:: Work instructions ::
Print exactly the lines from the first one down to the line containing "from datetime import datetime, timedelta", both ends included, with no pictures and nothing else.

:: Recorded information ::
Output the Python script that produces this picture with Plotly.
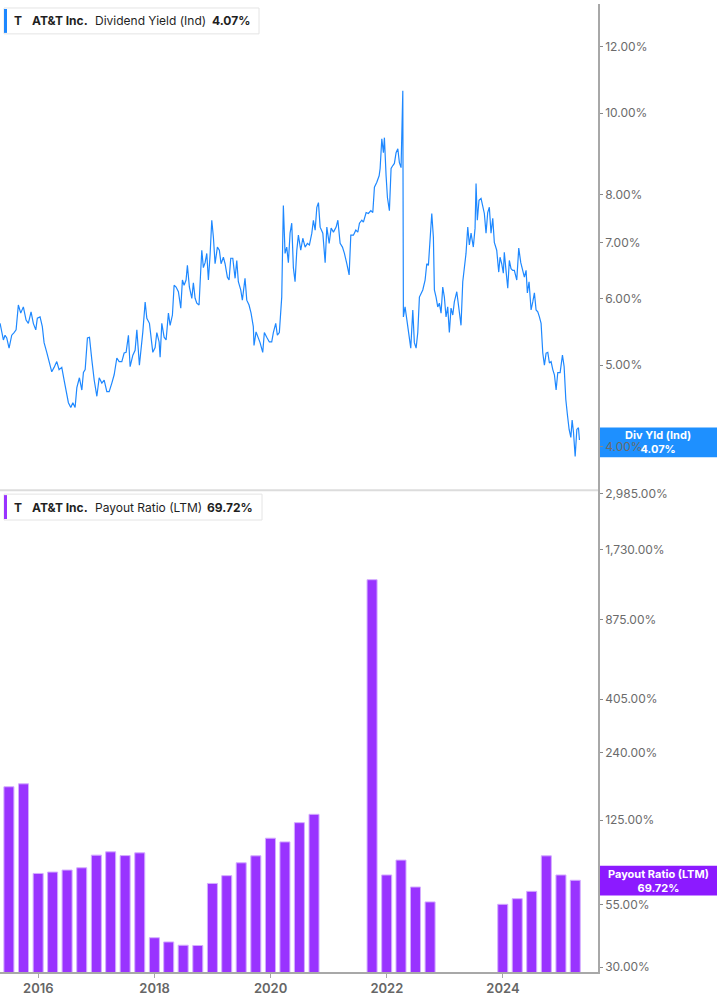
import plotly.graph_objects as go
import pandas as pd
from datetime import datetime, timedelta

# ---------------- data ----------------
yield_t = [
    2015.341, 2015.370, 2015.398, 2015.427, 2015.456, 2015.496, 2015.542, 2015.582, 2015.617, 2015.656,
    2015.697, 2015.742, 2015.789, 2015.828, 2015.875, 2015.914, 2015.956, 2015.983, 2016.030, 2016.069,
    2016.099, 2016.145, 2016.190, 2016.231, 2016.271, 2016.317, 2016.357, 2016.403, 2016.443, 2016.477,
    2016.517, 2016.558, 2016.593, 2016.632, 2016.662, 2016.706, 2016.748, 2016.775, 2016.805, 2016.844,
    2016.879, 2016.920, 2016.960, 2017.006, 2017.046, 2017.092, 2017.132, 2017.178, 2017.218, 2017.264,
    2017.304, 2017.350, 2017.390, 2017.436, 2017.476, 2017.510, 2017.550, 2017.579, 2017.626, 2017.665,
    2017.695, 2017.739,
    2017.798, 2017.838, 2017.867, 2017.912, 2017.936, 2017.970, 2018.010, 2018.039, 2018.079, 2018.096,
    2018.125, 2018.165, 2018.199, 2018.239, 2018.268, 2018.308, 2018.337, 2018.371, 2018.411, 2018.452,
    2018.480, 2018.509, 2018.543, 2018.566, 2018.600, 2018.642, 2018.669, 2018.699, 2018.728, 2018.767,
    2018.785, 2018.814, 2018.841, 2018.871, 2018.900, 2018.928, 2018.957, 2018.986, 2019.014, 2019.043,
    2019.083, 2019.117, 2019.146, 2019.186, 2019.215, 2019.255, 2019.284, 2019.313, 2019.348, 2019.388,
    2019.417, 2019.444, 2019.485, 2019.513, 2019.559, 2019.589, 2019.628, 2019.663, 2019.702, 2019.714,
    2019.749, 2019.788, 2019.818, 2019.864, 2019.892, 2019.933, 2019.978, 2020.019, 2020.047, 2020.088,
    2020.116, 2020.150,
    2020.191, 2020.219, 2020.248, 2020.277, 2020.305, 2020.334, 2020.363, 2020.391, 2020.420, 2020.450,
    2020.477, 2020.518, 2020.553, 2020.593, 2020.632, 2020.667, 2020.708, 2020.735, 2020.765, 2020.794,
    2020.822, 2020.851, 2020.897, 2020.937, 2020.966, 2021.006, 2021.040, 2021.080, 2021.126, 2021.156,
    2021.195, 2021.235, 2021.269, 2021.310, 2021.350, 2021.379, 2021.424, 2021.465, 2021.500, 2021.528,
    2021.569, 2021.596, 2021.643, 2021.682, 2021.724, 2021.758, 2021.786, 2021.827, 2021.867, 2021.884,
    2021.913, 2021.941, 2021.958, 2021.987, 2022.010, 2022.044, 2022.073, 2022.103, 2022.130, 2022.159,
    2022.189, 2022.216, 2022.245, 2022.275, 2022.285, 2022.314, 2022.343, 2022.378, 2022.412, 2022.447,
    2022.474, 2022.504, 2022.533, 2022.561,
    2022.619, 2022.659, 2022.688, 2022.716, 2022.745, 2022.774, 2022.802, 2022.819, 2022.848, 2022.877,
    2022.905, 2022.934, 2022.963, 2022.991, 2023.020, 2023.049, 2023.077, 2023.106, 2023.136, 2023.163,
    2023.205, 2023.244, 2023.278, 2023.308, 2023.335, 2023.364, 2023.394, 2023.422, 2023.451, 2023.490,
    2023.520, 2023.537, 2023.559, 2023.588, 2023.623, 2023.652, 2023.680, 2023.709, 2023.738, 2023.766,
    2023.795, 2023.825, 2023.852, 2023.893, 2023.928, 2023.950, 2023.979, 2024.007, 2024.024, 2024.053,
    2024.083, 2024.110, 2024.139, 2024.169, 2024.196, 2024.238, 2024.272, 2024.307, 2024.341, 2024.369,
    2024.398, 2024.420, 2024.449, 2024.484, 2024.513, 2024.541, 2024.570, 2024.599, 2024.627, 2024.656,
    2024.685, 2024.713, 2024.742, 2024.771, 2024.799, 2024.828, 2024.857, 2024.885, 2024.914, 2024.943,
    2024.983, 2025.023, 2025.052, 2025.081, 2025.109, 2025.138, 2025.168, 2025.190, 2025.213, 2025.242,
    2025.271, 2025.299, 2025.316,
]
yield_pct = [
    5.61, 5.47, 5.36, 5.43, 5.39, 5.24, 5.43, 5.47, 5.51, 5.90,
    5.77, 5.87, 5.66, 5.61, 5.79, 5.61, 5.51, 5.69, 5.71, 5.56,
    5.32, 5.18, 5.03, 4.91, 4.97, 5.05, 4.94, 4.97, 4.80, 4.67,
    4.51, 4.45, 4.51, 4.45, 4.70, 4.83, 4.67, 4.90, 4.94, 5.39,
    5.40, 5.07, 4.80, 4.59, 4.83, 4.76, 4.80, 4.65, 4.65, 4.76,
    4.87, 5.10, 5.05, 5.05, 5.17, 5.18, 5.43, 4.98, 5.14, 5.21,
    5.51, 5.00,
    5.48, 5.95, 5.69, 5.61, 5.40, 5.18, 5.25, 5.47, 5.33, 5.11,
    5.61, 5.40, 5.36, 5.77, 5.58, 5.74, 6.23, 6.20, 6.12, 5.85,
    6.32, 6.23, 6.32, 6.58, 6.20, 6.01, 6.27, 6.01, 5.93, 5.90,
    6.27, 6.86, 6.54, 6.63, 6.80, 6.32, 6.77, 7.45, 7.11, 6.61,
    6.92, 6.86, 6.61, 6.73, 6.61, 6.37, 6.32, 6.71, 6.71, 6.35,
    6.67, 6.29, 6.15, 5.98, 6.35, 5.98, 5.90, 5.77, 5.56, 5.28,
    5.48, 5.40, 5.32, 5.18, 5.47, 5.40, 5.33, 5.33, 5.47, 5.61,
    5.43, 5.47,
    6.03, 7.76, 6.80, 6.92, 6.63, 7.19, 7.39, 6.54, 6.29, 6.86,
    7.15, 6.86, 7.09, 6.92, 6.99, 6.96, 7.19, 7.45, 7.25, 7.72,
    7.82, 7.31, 7.19, 6.63, 7.31, 6.99, 7.29, 7.21, 7.31, 7.45,
    6.99, 6.92, 6.80, 6.61, 6.41, 7.15, 7.15, 7.25, 7.21, 7.39,
    7.45, 7.41, 7.61, 7.59, 7.65, 7.61, 8.16, 8.27, 8.42, 8.59,
    9.32, 8.97, 9.35, 8.42, 7.93, 7.65, 8.59, 8.66, 8.71, 8.97,
    9.07, 8.73, 8.61, 10.64, 5.71, 5.87, 5.66, 5.40, 5.24, 5.82,
    5.32, 5.24, 5.47, 6.03,
    6.15, 6.32, 6.61, 6.58, 7.21, 7.59, 7.11, 6.15, 6.03, 5.87,
    5.93, 5.77, 6.20, 6.03, 5.71, 5.87, 5.47, 5.85, 5.74, 5.95,
    6.12, 5.82, 5.58, 6.29, 6.54, 6.80, 7.31, 6.96, 7.19, 6.92,
    7.29, 8.24, 7.45, 7.87, 7.91, 7.70, 7.59, 7.19, 7.61, 7.72,
    7.19, 7.49, 7.01, 6.86, 6.46, 6.73, 6.61, 6.44, 6.82, 6.49,
    6.18, 6.67, 6.52, 6.49, 6.49, 6.32, 6.90, 6.63, 6.49, 6.37,
    6.49, 6.10, 6.29, 5.82, 5.95, 6.10, 5.82, 5.79, 5.71, 5.61,
    5.17, 5.00, 5.17, 5.18, 5.03, 5.05, 4.94, 4.87, 4.67, 4.90,
    4.90, 5.14, 4.98, 4.55, 4.36, 4.19, 4.10, 4.30, 4.16, 3.89,
    4.19, 4.21, 4.07,
]

payout_quarters = [
    "2015Q2", "2015Q3", "2015Q4", "2016Q1", "2016Q2", "2016Q3", "2016Q4", "2017Q1", "2017Q2", "2017Q3",
    "2017Q4", "2018Q1", "2018Q2", "2018Q3", "2018Q4", "2019Q1", "2019Q2", "2019Q3", "2019Q4", "2020Q1",
    "2020Q2", "2020Q3", "2021Q3", "2021Q4", "2022Q1", "2022Q2", "2022Q3",
    "2023Q4", "2024Q1", "2024Q2", "2024Q3", "2024Q4", "2025Q1",
]
payout_pct = [
    172.9, 177.9, 74.5, 75.5, 77.0, 78.7, 89.0, 91.9, 88.6, 91.0,
    39.9, 38.3, 37.1, 37.0, 67.6, 72.9, 82.6, 88.4, 104.9, 101.2,
    122.0, 132.3, 1292.0, 73.4, 84.8, 65.3, 56.5,
    55.2, 58.3, 62.6, 88.4, 73.4, 69.72,
]

yield_ticks = [4, 5, 6, 7, 8, 10, 12]
payout_ticks = [30, 55, 125, 240, 405, 875, 1730, 2985]
year_ticks = [2016, 2018, 2020, 2022, 2024]

ticker = "T"
company = "AT&T Inc."
yield_name = "Dividend Yield (Ind)"
payout_name = "Payout Ratio (LTM)"
yield_short = "Div Yld (Ind)"
last_yield = yield_pct[-1]
last_payout = payout_pct[-1]

# ---------------- helpers ----------------
def dec_to_date(t):
    y = int(t)
    start = datetime(y, 1, 1)
    nd = (datetime(y + 1, 1, 1) - start).days
    return start + timedelta(days=(t - y) * nd)

yield_dates = [dec_to_date(t) for t in yield_t]
payout_dates = [pd.Period(q, freq="Q").end_time.normalize() for q in payout_quarters]

W, H = 717, 1005
PL, PR, PT, PB = 0, 598, 0, 971.7   # plot area in px
SPLIT = 488.0

def px(xp):
    return (xp - PL) / (PR - PL)

def py(yp):
    return (PB - yp) / (PB - PT)

BLUE = "#1e88ff"
PURPLE = "#9933ff"
FONT = "Inter"

fig = go.Figure()
fig.add_trace(go.Scatter(
    x=yield_dates, y=yield_pct, mode="lines",
    line=dict(color=BLUE, width=1.2), xaxis="x", yaxis="y",
    showlegend=False, hoverinfo="skip",
))
fig.add_trace(go.Bar(
    x=payout_dates, y=payout_pct, xaxis="x2", yaxis="y2",
    marker=dict(color=PURPLE, line=dict(color="#d4adff", width=1)),
    width=63 * 86400000, showlegend=False, hoverinfo="skip",
))

split_frac = py(SPLIT)
xrange = ["2015-05-05", "2025-08-21"]
tickfont = dict(family=FONT, size=12, color="#6b6b6b")

fig.update_layout(
    width=W, height=H,
    margin=dict(l=PL, r=W - PR, t=PT, b=H - PB),
    paper_bgcolor="white", plot_bgcolor="white",
    font=dict(family=FONT),
    xaxis=dict(domain=[0, 1], anchor="y", matches="x2", type="date", range=xrange,
               showticklabels=False, showline=False, showgrid=False, zeroline=False, ticks=""),
    yaxis=dict(domain=[split_frac, 1], anchor="x", side="right", type="log",
               range=[0.5497, 1.1305], tickvals=yield_ticks,
               ticktext=[f"{v:.2f}%" for v in yield_ticks],
               showgrid=False, zeroline=False, showline=True, linecolor="#a8a8a8", linewidth=1.5,
               ticks="outside", ticklen=3, tickwidth=1, tickcolor="#888",
               tickfont=tickfont),
    xaxis2=dict(domain=[0, 1], anchor="y2", type="date", range=xrange,
                tickvals=[datetime(y, 1, 1) for y in year_ticks],
                ticktext=[str(y) for y in year_ticks],
                showgrid=False, zeroline=False, showline=True, linecolor="#a8a8a8", linewidth=1.5,
                ticks="outside", ticklen=4, tickcolor="#a8a8a8",
                tickfont=dict(family=FONT, size=13, color="#666", weight=600)),
    yaxis2=dict(domain=[0, split_frac], anchor="x2", side="right", type="log",
                range=[1.4564, 3.489], tickvals=payout_ticks,
                ticktext=[f"{v:,.2f}%" for v in payout_ticks],
                showgrid=False, zeroline=False, showline=True, linecolor="#a8a8a8", linewidth=1.5,
                ticks="outside", ticklen=3, tickwidth=1, tickcolor="#888",
                tickfont=tickfont),
    bargap=0.3,
)

shapes = []
annotations = []

# divider between panels
shapes.append(dict(type="line", xref="paper", yref="paper", x0=0, x1=1,
                   y0=split_frac, y1=split_frac, line=dict(color="#dcdcdc", width=2)))

def legend_box(y0, y1, xr, color, parts):
    shapes.append(dict(type="rect", xref="paper", yref="paper", x0=px(4), x1=px(xr),
                       y0=py(y1), y1=py(y0), line=dict(color="#e4e4e4", width=1),
                       fillcolor="white", layer="above"))
    shapes.append(dict(type="rect", xref="paper", yref="paper", x0=px(4), x1=px(7),
                       y0=py(y1 - 1), y1=py(y0 + 1), line=dict(width=0),
                       fillcolor=color, layer="above"))
    ym = (y0 + y1) / 2
    for xp_, txt, bold in parts:
        annotations.append(dict(xref="paper", yref="paper", x=px(xp_), y=py(ym),
                                xanchor="left", yanchor="middle", showarrow=False,
                                text=f"<b>{txt}</b>" if bold else txt,
                                font=dict(family=FONT, size=12, color="#1f1f1f")))

legend_box(4, 30, 259, BLUE, [(12, ticker, True), (30, company, True),
                               (93, yield_name, False), (210, f"{last_yield:.2f}%", True)])
legend_box(492, 518, 262, PURPLE, [(12, ticker, True), (30, company, True),
                                    (93, payout_name, False), (205, f"{last_payout:.2f}%", True)])

def value_tag(y0, y1, color, label, value):
    shapes.append(dict(type="rect", xref="paper", yref="paper", x0=px(598), x1=px(717),
                       y0=py(y1), y1=py(y0), line=dict(width=0), fillcolor=color, layer="below"))
    annotations.append(dict(xref="paper", yref="paper", x=px(658), y=py((y0 + y1) / 2),
                            xanchor="center", yanchor="middle", showarrow=False,
                            text=f"<b>{label}</b><br><b>{value:.2f}%</b>",
                            font=dict(family=FONT, size=11, color="white")))

value_tag(425, 455, "#1e90ff", yield_short, last_yield)
value_tag(865, 895, "#8c1aff", payout_name, last_payout)

fig.update_layout(shapes=shapes, annotations=annotations)
fig.write_html(
    "out.html",
    config={"displayModeBar": False},
    post_script="document.body.style.margin='0';document.body.style.overflow='hidden';",
)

:: The response ::
Output the Python script that produces this picture with Plotly.
import plotly.graph_objects as go
import pandas as pd
from datetime import datetime, timedelta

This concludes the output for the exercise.